I’ve discovered that goodbyes are hard, but new hellos are even harder. Finally getting attached to people and then having to go separate ways only to be expected to do it again. Talk about a broken heart. I’ve come to grow even fonder of heaven; it will be one giant eternal celebration with those I love most. And I won’t even have to smuggle them into my pack.

While I’m excited to embark on a new adventure, I’m more nervous about training camp and meeting the people I’m to call my family for the next year than I am about actually leaving the States. Put me on a plane to a foreign speaking country, and I’ll manage. Enjoy it. But sign me up for a week of summer camp meets college orientation frenzy and I’ll break out in hives. Fetal position? You betcha.

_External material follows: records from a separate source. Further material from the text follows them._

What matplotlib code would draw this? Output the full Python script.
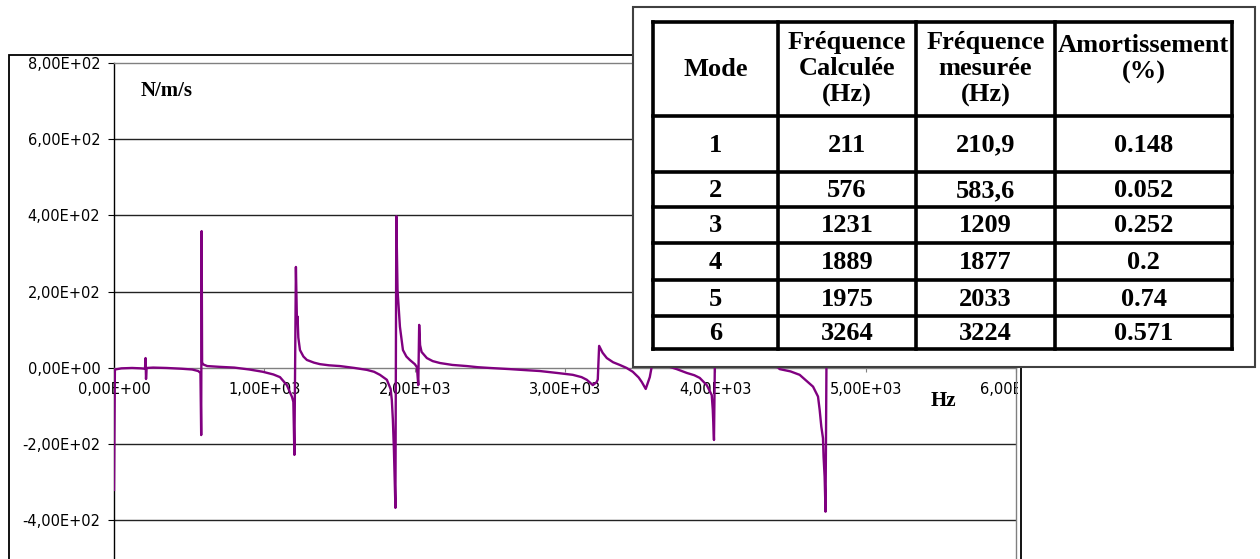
import matplotlib
matplotlib.use("Agg")
import matplotlib.pyplot as plt
from matplotlib.patches import Rectangle
from matplotlib.lines import Line2D
from matplotlib.ticker import FuncFormatter
from matplotlib.transforms import Bbox, TransformedBbox

# frequency response (Hz, N/m/s)
freq = [0, 6, 50, 120, 180, 206, 210, 213, 217, 260, 350, 450, 520, 560, 575,
        580, 583, 586, 595, 620, 700, 800, 900, 990, 1060, 1104, 1150, 1184,
        1193, 1200, 1210, 1217, 1221, 1226, 1237, 1260, 1283, 1330, 1370, 1430,
        1503, 1600, 1682, 1730, 1769, 1815, 1840, 1848, 1855, 1862, 1872, 1878,
        1886, 1902, 1922, 1945, 1968, 2001, 2015, 2024, 2030, 2036, 2046, 2081,
        2120, 2168, 2250, 2347, 2420, 2500, 2633, 2750, 2832, 2946, 3052, 3110,
        3145, 3185, 3211, 3218, 3227, 3250, 3278, 3320, 3364, 3410, 3451, 3490,
        3511, 3537, 3564, 3580, 3620, 3680, 3743, 3810, 3860, 3896, 3943, 3976,
        3983, 3991, 4003, 4015, 4050, 4150, 4300, 4415, 4428, 4500, 4561, 4650,
        4683, 4694, 4705, 4716, 4720, 4727, 4733, 4744, 4770, 4850, 5000, 5300,
        5600, 6000]
resp = [-320, -4, -1, 0, -1, -2, 26, -29, 0, 1, 0, -2, -4, -8, -13,
        -176, 359, 14, 9, 5, 3, 1, -4, -10, -17, -24, -45, -76,
        -89, -228, 265, 120, 135, 80, 47, 30, 21, 14, 10, 7,
        5, 0, -5, -10, -18, -31, -55, -84, -136, -215, -367, 398,
        205, 108, 47, 30, 21, 10, 2, -45, 113, 60, 42, 26,
        18, 13, 8, 5, 2, 0, -3, -6, -8, -13, -18, -24,
        -31, -45, -37, -30, 58, 40, 26, 15, 8, 0, -10, -25,
        -37, -55, -24, 10, 14, 5, -3, -13, -19, -26, -45, -71,
        -110, -189, 230, 110, 50, 25, 10, 2, -3, -9, -18, -49,
        -75, -110, -154, -184, -233, -285, -377, 310, 120, 60, 35, 20,
        14, 10]

x_ticks = [0, 1000, 2000, 3000, 4000, 5000, 6000]
y_ticks = [-400, -200, 0, 200, 400, 600, 800]
grid_levels = [-400, -200, 200, 400, 600]

# table of modes
headers = ["Mode", "Fréquence\nCalculée\n(Hz)", "Fréquence\nmesurée\n(Hz)", "Amortissement\n(%)"]
modes = ["1", "2", "3", "4", "5", "6"]
freq_calc = ["211", "576", "1231", "1889", "1975", "3264"]
freq_meas = ["210,9", "583,6", "1209", "1877", "2033", "3224"]
damping = ["0.148", "0.052", "0.252", "0.2", "0.74", "0.571"]

W, H = 1260, 559
fig = plt.figure(figsize=(W / 100, H / 100), dpi=100)


def fx(px):
    return px / W


def fy(py):
    return 1 - py / H


# plot area (bottom of it falls below the picture)
ax = fig.add_axes([fx(114), fy(596.7), (1016 - 114) / W, (596.7 - 63) / H])
ax.plot(freq, resp, color="#800080", lw=1.7, zorder=3)
ax.set_xlim(0, 6000)
ax.set_ylim(-600, 800)
ax.set_xticks(x_ticks)
ax.set_yticks(y_ticks)
fmt = FuncFormatter(lambda v, pos: f"{v:.2E}".replace(".", ","))
ax.xaxis.set_major_formatter(fmt)
ax.yaxis.set_major_formatter(fmt)
for g in grid_levels:
    ax.axhline(g, color="#222222", lw=1.0, zorder=1)

ax.spines["bottom"].set_position(("data", 0))
ax.spines["bottom"].set_color("#808080")
ax.spines["top"].set_color("#808080")
ax.spines["right"].set_color("#808080")
ax.spines["left"].set_color("black")
for s in ax.spines.values():
    s.set_linewidth(1.0)

ax.tick_params(axis="y", direction="out", length=4.3, width=0.8, pad=5.5,
               labelsize=10.5, colors="black")
ax.tick_params(axis="x", direction="out", length=2.9, width=0.8, pad=7.5,
               labelsize=10.5, color="#808080", labelcolor="black")

clip = TransformedBbox(Bbox([[0, 0], [fx(1018), 1]]), fig.transFigure)
for lab in ax.get_xticklabels():
    lab.set_clip_box(clip)
    lab.set_clip_on(True)

fig.text(fx(167), fy(91), "N/m/s", family="Liberation Serif", weight="bold",
         fontsize=15, ha="center", va="center")
fig.text(fx(943), fy(401), "Hz", family="Liberation Serif", weight="bold",
         fontsize=15, ha="center", va="center")

# outer chart border
fig.add_artist(Rectangle((fx(9), fy(600)), fx(1021) - fx(9), fy(55) - fy(600),
                         transform=fig.transFigure, fill=False, ec="black",
                         lw=1.3, zorder=2))

# table box on top of the chart
fig.add_artist(Rectangle((fx(633), fy(367)), fx(1255) - fx(633), fy(7) - fy(367),
                         transform=fig.transFigure, fc="white", ec="#404040",
                         lw=1.5, zorder=10))

cols = [653, 778, 916, 1055, 1232]
rows = [22, 116, 172, 207, 243, 280, 316, 349]
for c in cols:
    fig.add_artist(Line2D([fx(c), fx(c)], [fy(rows[0]), fy(rows[-1])],
                          transform=fig.transFigure, color="black", lw=2.6,
                          solid_capstyle="projecting", zorder=11))
for r in rows:
    fig.add_artist(Line2D([fx(cols[0]), fx(cols[-1])], [fy(r), fy(r)],
                          transform=fig.transFigure, color="black", lw=2.6,
                          solid_capstyle="projecting", zorder=11))

col_centers = [(cols[i] + cols[i + 1]) / 2 for i in range(4)]
header_y = [69, 69, 69, 59]
tfont = dict(family="Liberation Serif", weight="bold", fontsize=19,
             ha="center", va="center", zorder=12)
for i, h in enumerate(headers):
    fig.text(fx(col_centers[i]), fy(header_y[i]), h, linespacing=1.2, **tfont)

for j in range(6):
    yc = (rows[j + 1] + rows[j + 2]) / 2 + 1
    row_vals = [modes[j], freq_calc[j], freq_meas[j], damping[j]]
    for i, v in enumerate(row_vals):
        fig.text(fx(col_centers[i]), fy(yc), v, **tfont)

fig.savefig("out.png", dpi=100)
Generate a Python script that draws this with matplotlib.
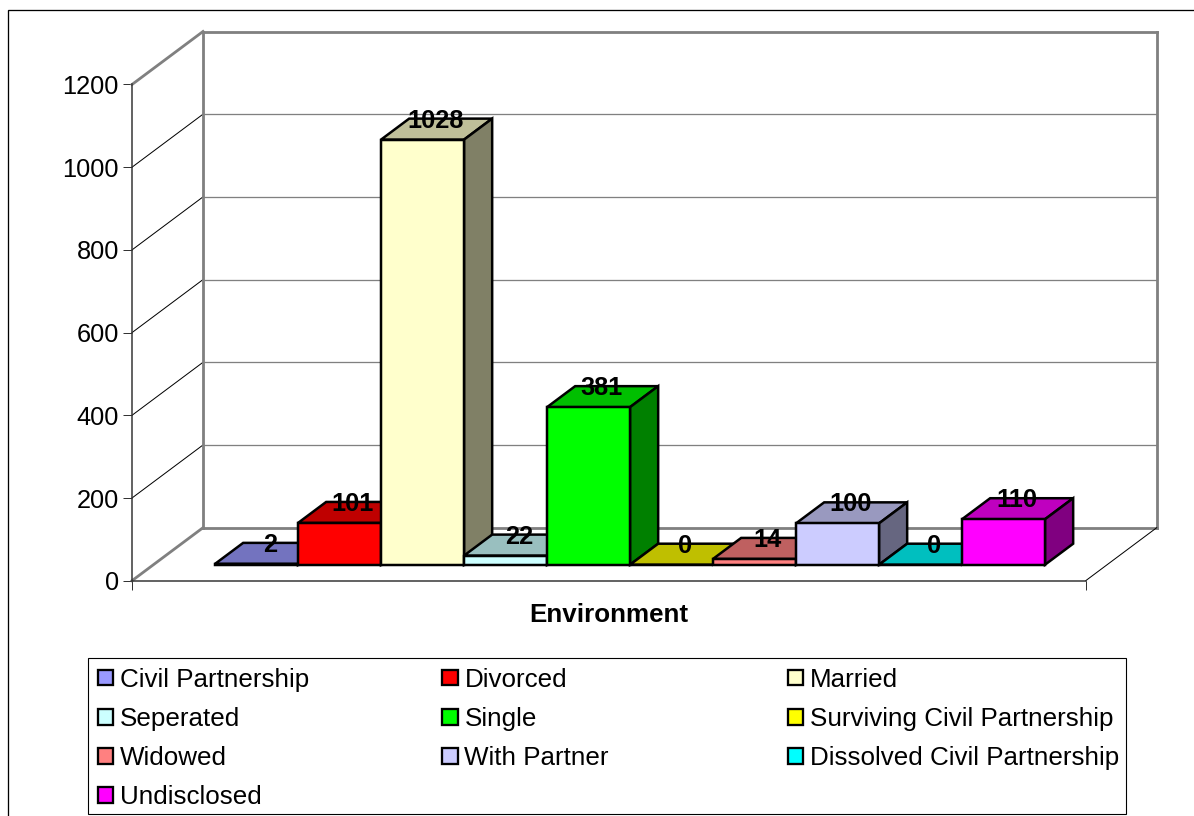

So yeah, new hellos are far from fun for me. Hiding inside my shell is more my thing—it’s safe and it’s comfortable. But it’s not necessarily enjoyable. What I’ve learned [through so much hard experience] is that coming out of my shell and widening my comfortable circle to let more souls occupy it is so very much worth it. But even that doesn’t make goodbyes any easier.

Saying goodbye also means not having a home for a while. And I’m actually beyond excited about that. I’d rather sojourn month to month than settle down in one place for a bajillion years. But I don’t know what home will look like when I get back. Where it will be, who will be there. Who will take me back, if you will.

Tick tock says the clock. Not like the deadly discovery of Beetee and the Hunger Games crew or in the dangerously carefree style of Kesha [who I guess didn’t learn how to spell? America]. Tick tock it goes, pushing me closer to the moment of finalizing the punctuation of this chapter and pressing the final Oregon flower.

I know with all of my being that this is what I’m supposed to do. I’m not questioning my decision to travel with and for God whatsoever. But this is so much more than giving up eleven months of my life. I’m choosing to give up my home, my “roots”, my close friends. My future. And that is the scariest part of all.

But God is good. God is sovereign. He orchestrates simple notes into one grand, colorful song. He takes the rhythmic and consistent tick tocks of the clock and uses them for His purpose and plan, not bound by date and time.

So I trust. I say my peace and don’t look back. My backpack filled. My heart full.